Column
We know how to get all pages for a column chunk and how to decode an individual page. Now, let’s put all of them together and completely parse a column chunk.

To represent a column, we use Polars Column.
Task
Implement the read_column function in src/column.rs. It takes the entire file data as Bytes
and returns a Column data for a given column chunk.

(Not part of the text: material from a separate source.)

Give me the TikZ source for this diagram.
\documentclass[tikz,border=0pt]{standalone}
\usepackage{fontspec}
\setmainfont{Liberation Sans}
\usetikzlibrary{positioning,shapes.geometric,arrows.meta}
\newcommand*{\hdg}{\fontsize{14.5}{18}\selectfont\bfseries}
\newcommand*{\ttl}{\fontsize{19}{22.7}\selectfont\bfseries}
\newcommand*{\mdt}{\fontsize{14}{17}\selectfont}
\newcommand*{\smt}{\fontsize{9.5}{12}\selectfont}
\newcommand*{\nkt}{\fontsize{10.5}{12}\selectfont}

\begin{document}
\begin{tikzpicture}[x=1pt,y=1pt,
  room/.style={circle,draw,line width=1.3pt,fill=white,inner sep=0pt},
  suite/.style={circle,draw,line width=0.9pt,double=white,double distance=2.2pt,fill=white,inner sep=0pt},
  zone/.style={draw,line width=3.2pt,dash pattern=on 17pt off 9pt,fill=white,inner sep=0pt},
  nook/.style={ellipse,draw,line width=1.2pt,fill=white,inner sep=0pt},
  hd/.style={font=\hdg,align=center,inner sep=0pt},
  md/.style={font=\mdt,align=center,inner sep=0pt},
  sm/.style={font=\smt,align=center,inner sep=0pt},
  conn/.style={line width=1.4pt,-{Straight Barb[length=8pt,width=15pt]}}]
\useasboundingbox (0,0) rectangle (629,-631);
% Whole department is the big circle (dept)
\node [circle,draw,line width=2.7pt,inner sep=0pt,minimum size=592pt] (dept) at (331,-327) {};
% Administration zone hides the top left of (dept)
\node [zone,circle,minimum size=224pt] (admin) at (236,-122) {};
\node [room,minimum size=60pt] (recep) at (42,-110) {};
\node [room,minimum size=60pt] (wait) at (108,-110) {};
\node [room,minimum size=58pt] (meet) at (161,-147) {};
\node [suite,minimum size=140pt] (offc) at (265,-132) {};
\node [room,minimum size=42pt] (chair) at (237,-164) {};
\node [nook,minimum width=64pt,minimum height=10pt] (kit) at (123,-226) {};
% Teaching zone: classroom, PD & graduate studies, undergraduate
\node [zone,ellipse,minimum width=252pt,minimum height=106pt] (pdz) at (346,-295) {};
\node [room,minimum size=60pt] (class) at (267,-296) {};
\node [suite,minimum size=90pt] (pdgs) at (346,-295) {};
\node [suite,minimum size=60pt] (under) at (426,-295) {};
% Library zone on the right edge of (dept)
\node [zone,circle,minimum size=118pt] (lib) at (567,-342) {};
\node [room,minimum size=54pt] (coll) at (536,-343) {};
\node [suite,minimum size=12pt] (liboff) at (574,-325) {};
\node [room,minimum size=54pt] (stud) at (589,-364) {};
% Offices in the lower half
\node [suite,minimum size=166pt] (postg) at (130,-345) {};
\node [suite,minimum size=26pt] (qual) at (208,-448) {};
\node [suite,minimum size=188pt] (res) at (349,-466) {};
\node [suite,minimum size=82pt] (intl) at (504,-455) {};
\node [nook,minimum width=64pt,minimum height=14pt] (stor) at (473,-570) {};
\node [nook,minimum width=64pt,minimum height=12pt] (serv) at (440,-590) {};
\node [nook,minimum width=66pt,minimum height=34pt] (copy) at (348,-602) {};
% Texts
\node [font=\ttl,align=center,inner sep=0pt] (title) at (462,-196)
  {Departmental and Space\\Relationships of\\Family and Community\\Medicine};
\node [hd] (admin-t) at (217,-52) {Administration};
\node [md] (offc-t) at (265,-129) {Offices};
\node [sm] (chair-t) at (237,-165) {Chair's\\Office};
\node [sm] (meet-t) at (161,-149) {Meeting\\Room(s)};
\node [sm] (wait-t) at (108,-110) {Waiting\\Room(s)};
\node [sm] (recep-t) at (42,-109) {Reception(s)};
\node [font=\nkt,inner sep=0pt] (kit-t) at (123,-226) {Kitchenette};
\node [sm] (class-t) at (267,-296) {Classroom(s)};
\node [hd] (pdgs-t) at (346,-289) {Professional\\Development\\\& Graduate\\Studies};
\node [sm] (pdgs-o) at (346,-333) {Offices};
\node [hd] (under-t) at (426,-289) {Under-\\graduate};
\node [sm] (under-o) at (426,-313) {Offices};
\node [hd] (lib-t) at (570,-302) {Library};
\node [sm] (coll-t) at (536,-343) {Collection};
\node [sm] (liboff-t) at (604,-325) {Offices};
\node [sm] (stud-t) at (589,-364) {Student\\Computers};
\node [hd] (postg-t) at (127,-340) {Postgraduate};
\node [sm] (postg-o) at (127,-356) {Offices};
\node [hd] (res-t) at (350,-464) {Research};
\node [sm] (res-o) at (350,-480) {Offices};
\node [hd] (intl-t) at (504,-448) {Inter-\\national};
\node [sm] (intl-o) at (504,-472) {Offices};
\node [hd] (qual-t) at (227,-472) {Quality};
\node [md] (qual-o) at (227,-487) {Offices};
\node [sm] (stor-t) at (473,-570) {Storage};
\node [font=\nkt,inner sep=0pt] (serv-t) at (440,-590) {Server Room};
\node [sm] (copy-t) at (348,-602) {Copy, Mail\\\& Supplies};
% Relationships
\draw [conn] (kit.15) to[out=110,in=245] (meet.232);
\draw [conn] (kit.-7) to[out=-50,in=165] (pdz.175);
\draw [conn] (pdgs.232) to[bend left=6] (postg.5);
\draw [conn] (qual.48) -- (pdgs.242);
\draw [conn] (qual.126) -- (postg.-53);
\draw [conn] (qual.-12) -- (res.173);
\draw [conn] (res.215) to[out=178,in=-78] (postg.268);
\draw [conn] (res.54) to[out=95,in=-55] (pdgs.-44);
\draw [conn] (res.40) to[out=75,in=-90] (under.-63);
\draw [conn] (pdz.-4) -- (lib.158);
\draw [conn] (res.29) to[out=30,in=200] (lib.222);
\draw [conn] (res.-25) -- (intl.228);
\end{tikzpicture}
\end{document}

pub fn read_column(data: Bytes, column_chunk: &ColumnChunk) -> Result<Column> {
todo!("step06: implement read column")
}
Some important notes:
- Everything you need to parse column data is stored in the column metadata
- To get the number of values in a page, you can use
Page::num_values() - To convert a vector of
ScalartoColumn, you might find the helpercolumn_from_scalarsuseful
Test
Test case for this step is step06_column.
Hints and Solution
Hint (how to get the column metadata)
The column metadata is stored as meta_data field in a ColumnChunk.
column_chunk
.meta_data
.as_ref()
.expect("read_column: missing column metadata");
Hint (how to get the parquet data type)
The parquet data type can be retrieved from column_metadata.type_.
Solution
pub fn read_column(data: Bytes, column_chunk: &ColumnChunk) -> Result<Column> {
let column_metadata = column_chunk
.meta_data
.as_ref()
.expect("read_column: missing column metadata");
let pages = read_pages(data, column_metadata)?;
let mut scalars = Vec::with_capacity(column_metadata.num_values as usize);
for page in pages.data_pages {
let decoded_scalars = decode_page(&page, column_metadata.type_, page.num_values())?;
scalars.extend(decoded_scalars);
}
column_from_scalars(scalars, column_metadata)
}